All of the lines below are to be transcribed faithfully, with pictures excluded from the copy.

* [Supplied data]:

..........

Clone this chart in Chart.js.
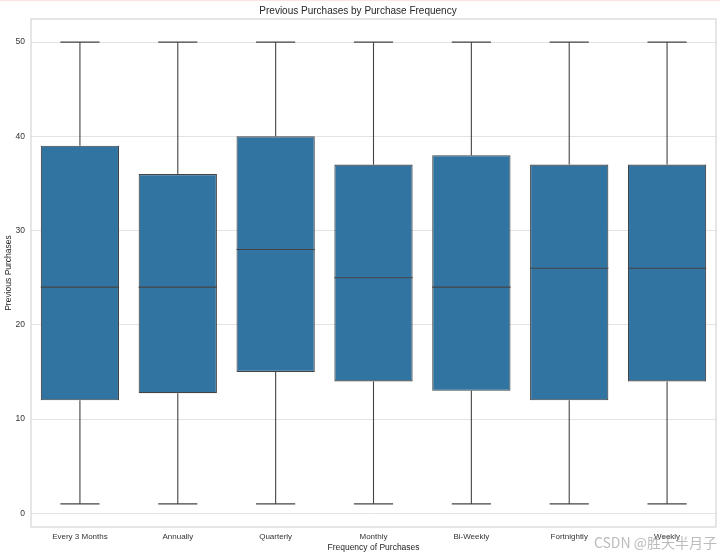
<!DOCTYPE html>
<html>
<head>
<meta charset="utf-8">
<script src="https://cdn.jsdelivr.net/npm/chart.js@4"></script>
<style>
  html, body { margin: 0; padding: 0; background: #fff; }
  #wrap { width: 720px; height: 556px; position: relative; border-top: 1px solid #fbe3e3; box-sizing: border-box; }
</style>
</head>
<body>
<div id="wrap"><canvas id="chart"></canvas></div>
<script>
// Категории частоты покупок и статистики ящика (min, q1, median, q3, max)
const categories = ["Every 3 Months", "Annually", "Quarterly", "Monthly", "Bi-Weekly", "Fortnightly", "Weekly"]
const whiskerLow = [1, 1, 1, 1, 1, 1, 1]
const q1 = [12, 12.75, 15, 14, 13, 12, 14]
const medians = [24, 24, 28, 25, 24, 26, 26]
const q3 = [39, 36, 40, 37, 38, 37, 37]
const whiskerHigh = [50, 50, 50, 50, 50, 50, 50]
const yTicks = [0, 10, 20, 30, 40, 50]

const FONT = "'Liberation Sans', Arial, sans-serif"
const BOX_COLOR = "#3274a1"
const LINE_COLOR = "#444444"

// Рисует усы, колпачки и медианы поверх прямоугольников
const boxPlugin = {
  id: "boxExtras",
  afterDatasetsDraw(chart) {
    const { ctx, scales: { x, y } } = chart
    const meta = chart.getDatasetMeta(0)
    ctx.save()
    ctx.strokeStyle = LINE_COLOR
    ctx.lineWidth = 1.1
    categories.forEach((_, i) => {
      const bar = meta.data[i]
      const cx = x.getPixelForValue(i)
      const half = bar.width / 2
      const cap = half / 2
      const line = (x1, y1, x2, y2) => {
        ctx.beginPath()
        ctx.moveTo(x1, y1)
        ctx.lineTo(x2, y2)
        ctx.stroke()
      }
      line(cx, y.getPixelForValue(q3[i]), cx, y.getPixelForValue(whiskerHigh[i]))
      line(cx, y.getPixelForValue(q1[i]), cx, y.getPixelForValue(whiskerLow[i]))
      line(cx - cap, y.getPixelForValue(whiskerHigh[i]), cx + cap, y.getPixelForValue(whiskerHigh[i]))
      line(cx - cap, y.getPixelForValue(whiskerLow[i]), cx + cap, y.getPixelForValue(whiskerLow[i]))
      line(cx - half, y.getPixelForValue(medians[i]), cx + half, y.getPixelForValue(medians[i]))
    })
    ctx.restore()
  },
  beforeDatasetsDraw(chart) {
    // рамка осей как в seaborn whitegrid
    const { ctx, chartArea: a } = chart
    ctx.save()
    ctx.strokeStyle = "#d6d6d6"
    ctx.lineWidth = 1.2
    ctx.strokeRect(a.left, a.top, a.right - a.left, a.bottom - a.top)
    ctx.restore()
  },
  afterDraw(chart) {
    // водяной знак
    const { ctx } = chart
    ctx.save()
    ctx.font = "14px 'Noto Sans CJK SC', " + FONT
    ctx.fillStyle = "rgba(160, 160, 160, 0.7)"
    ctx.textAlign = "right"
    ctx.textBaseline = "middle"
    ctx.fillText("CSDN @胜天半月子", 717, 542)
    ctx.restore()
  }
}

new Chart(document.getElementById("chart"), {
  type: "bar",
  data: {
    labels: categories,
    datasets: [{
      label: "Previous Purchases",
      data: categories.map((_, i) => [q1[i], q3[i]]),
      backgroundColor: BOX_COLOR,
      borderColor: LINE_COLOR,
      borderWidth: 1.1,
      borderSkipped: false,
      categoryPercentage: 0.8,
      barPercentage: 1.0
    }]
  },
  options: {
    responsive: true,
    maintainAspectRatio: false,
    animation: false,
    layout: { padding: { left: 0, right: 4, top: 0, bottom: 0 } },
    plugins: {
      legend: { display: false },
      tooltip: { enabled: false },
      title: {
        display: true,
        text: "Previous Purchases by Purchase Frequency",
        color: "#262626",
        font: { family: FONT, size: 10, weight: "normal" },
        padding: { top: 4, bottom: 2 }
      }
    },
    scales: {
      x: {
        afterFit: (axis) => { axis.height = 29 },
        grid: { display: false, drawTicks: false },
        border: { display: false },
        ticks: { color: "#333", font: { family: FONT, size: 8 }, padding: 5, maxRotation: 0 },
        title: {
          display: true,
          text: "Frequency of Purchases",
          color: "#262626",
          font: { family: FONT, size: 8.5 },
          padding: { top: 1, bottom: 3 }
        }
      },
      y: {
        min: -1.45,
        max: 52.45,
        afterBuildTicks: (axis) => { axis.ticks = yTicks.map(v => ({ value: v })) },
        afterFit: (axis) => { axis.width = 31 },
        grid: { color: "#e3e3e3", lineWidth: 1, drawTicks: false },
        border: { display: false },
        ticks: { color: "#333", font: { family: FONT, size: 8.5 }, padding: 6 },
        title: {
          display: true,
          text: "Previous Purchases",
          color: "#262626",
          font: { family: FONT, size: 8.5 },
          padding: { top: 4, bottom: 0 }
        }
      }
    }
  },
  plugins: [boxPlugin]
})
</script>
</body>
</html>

..........

* [In response]:
Clone this chart in Chart.js.
<!DOCTYPE html>
<html>
<head>
<meta charset="utf-8">
<script src="https://cdn.jsdelivr.net/npm/chart.js@4"></script>
<style>
  html, body { margin: 0; padding: 0; background: #fff; }
  #wrap { width: 720px; height: 556px; position: relative; border-top: 1px solid #fbe3e3; box-sizing: border-box; }
</style>
</head>
<body>
<div id="wrap"><canvas id="chart"></canvas></div>
<script>
// Категории частоты покупок и статистики ящика (min, q1, median, q3, max)
const categories = ["Every 3 Months", "Annually", "Quarterly", "Monthly", "Bi-Weekly", "Fortnightly", "Weekly"]
const whiskerLow = [1, 1, 1, 1, 1, 1, 1]
const q1 = [12, 12.75, 15, 14, 13, 12, 14]
const medians = [24, 24, 28, 25, 24, 26, 26]
const q3 = [39, 36, 40, 37, 38, 37, 37]
const whiskerHigh = [50, 50, 50, 50, 50, 50, 50]
const yTicks = [0, 10, 20, 30, 40, 50]

const FONT = "'Liberation Sans', Arial, sans-serif"
const BOX_COLOR = "#3274a1"
const LINE_COLOR = "#444444"

// Рисует усы, колпачки и медианы поверх прямоугольников
const boxPlugin = {
  id: "boxExtras",
  afterDatasetsDraw(chart) {
    const { ctx, scales: { x, y } } = chart
    const meta = chart.getDatasetMeta(0)
    ctx.save()
    ctx.strokeStyle = LINE_COLOR
    ctx.lineWidth = 1.1
    categories.forEach((_, i) => {
      const bar = meta.data[i]
      const cx = x.getPixelForValue(i)
      const half = bar.width / 2
      const cap = half / 2
      const line = (x1, y1, x2, y2) => {
        ctx.beginPath()
        ctx.moveTo(x1, y1)
        ctx.lineTo(x2, y2)
        ctx.stroke()
      }
      line(cx, y.getPixelForValue(q3[i]), cx, y.getPixelForValue(whiskerHigh[i]))
      line(cx, y.getPixelForValue(q1[i]), cx, y.getPixelForValue(whiskerLow[i]))
      line(cx - cap, y.getPixelForValue(whiskerHigh[i]), cx + cap, y.getPixelForValue(whiskerHigh[i]))
      line(cx - cap, y.getPixelForValue(whiskerLow[i]), cx + cap, y.getPixelForValue(whiskerLow[i]))
      line(cx - half, y.getPixelForValue(medians[i]), cx + half, y.getPixelForValue(medians[i]))
    })
    ctx.restore()
  },
  beforeDatasetsDraw(chart) {
    // рамка осей как в seaborn whitegrid
    const { ctx, chartArea: a } = chart
    ctx.save()
    ctx.strokeStyle = "#d6d6d6"
    ctx.lineWidth = 1.2
    ctx.strokeRect(a.left, a.top, a.right - a.left, a.bottom - a.top)
    ctx.restore()
  },
  afterDraw(chart) {
    // водяной знак
    const { ctx } = chart
    ctx.save()
    ctx.font = "14px 'Noto Sans CJK SC', " + FONT
    ctx.fillStyle = "rgba(160, 160, 160, 0.7)"
    ctx.textAlign = "right"
    ctx.textBaseline = "middle"
    ctx.fillText("CSDN @胜天半月子", 717, 542)
    ctx.restore()
  }
}

new Chart(document.getElementById("chart"), {
  type: "bar",
  data: {
    labels: categories,
    datasets: [{
      label: "Previous Purchases",
      data: categories.map((_, i) => [q1[i], q3[i]]),
      backgroundColor: BOX_COLOR,
      borderColor: LINE_COLOR,
      borderWidth: 1.1,
      borderSkipped: false,
      categoryPercentage: 0.8,
      barPercentage: 1.0
    }]
  },
  options: {
    responsive: true,
    maintainAspectRatio: false,
    animation: false,
    layout: { padding: { left: 0, right: 4, top: 0, bottom: 0 } },
    plugins: {
      legend: { display: false },
      tooltip: { enabled: false },
      title: {
        display: true,
        text: "Previous Purchases by Purchase Frequency",
        color: "#262626",
        font: { family: FONT, size: 10, weight: "normal" },
        padding: { top: 4, bottom: 2 }
      }
    },
    scales: {
      x: {
        afterFit: (axis) => { axis.height = 29 },
        grid: { display: false, drawTicks: false },
        border: { display: false },
        ticks: { color: "#333", font: { family: FONT, size: 8 }, padding: 5, maxRotation: 0 },
        title: {
          display: true,
          text: "Frequency of Purchases",
          color: "#262626",
          font: { family: FONT, size: 8.5 },
          padding: { top: 1, bottom: 3 }
        }
      },
      y: {
        min: -1.45,
        max: 52.45,
        afterBuildTicks: (axis) => { axis.ticks = yTicks.map(v => ({ value: v })) },
        afterFit: (axis) => { axis.width = 31 },
        grid: { color: "#e3e3e3", lineWidth: 1, drawTicks: false },
        border: { display: false },
        ticks: { color: "#333", font: { family: FONT, size: 8.5 }, padding: 6 },
        title: {
          display: true,
          text: "Previous Purchases",
          color: "#262626",
          font: { family: FONT, size: 8.5 },
          padding: { top: 4, bottom: 0 }
        }
      }
    }
  },
  plugins: [boxPlugin]
})
</script>
</body>
</html>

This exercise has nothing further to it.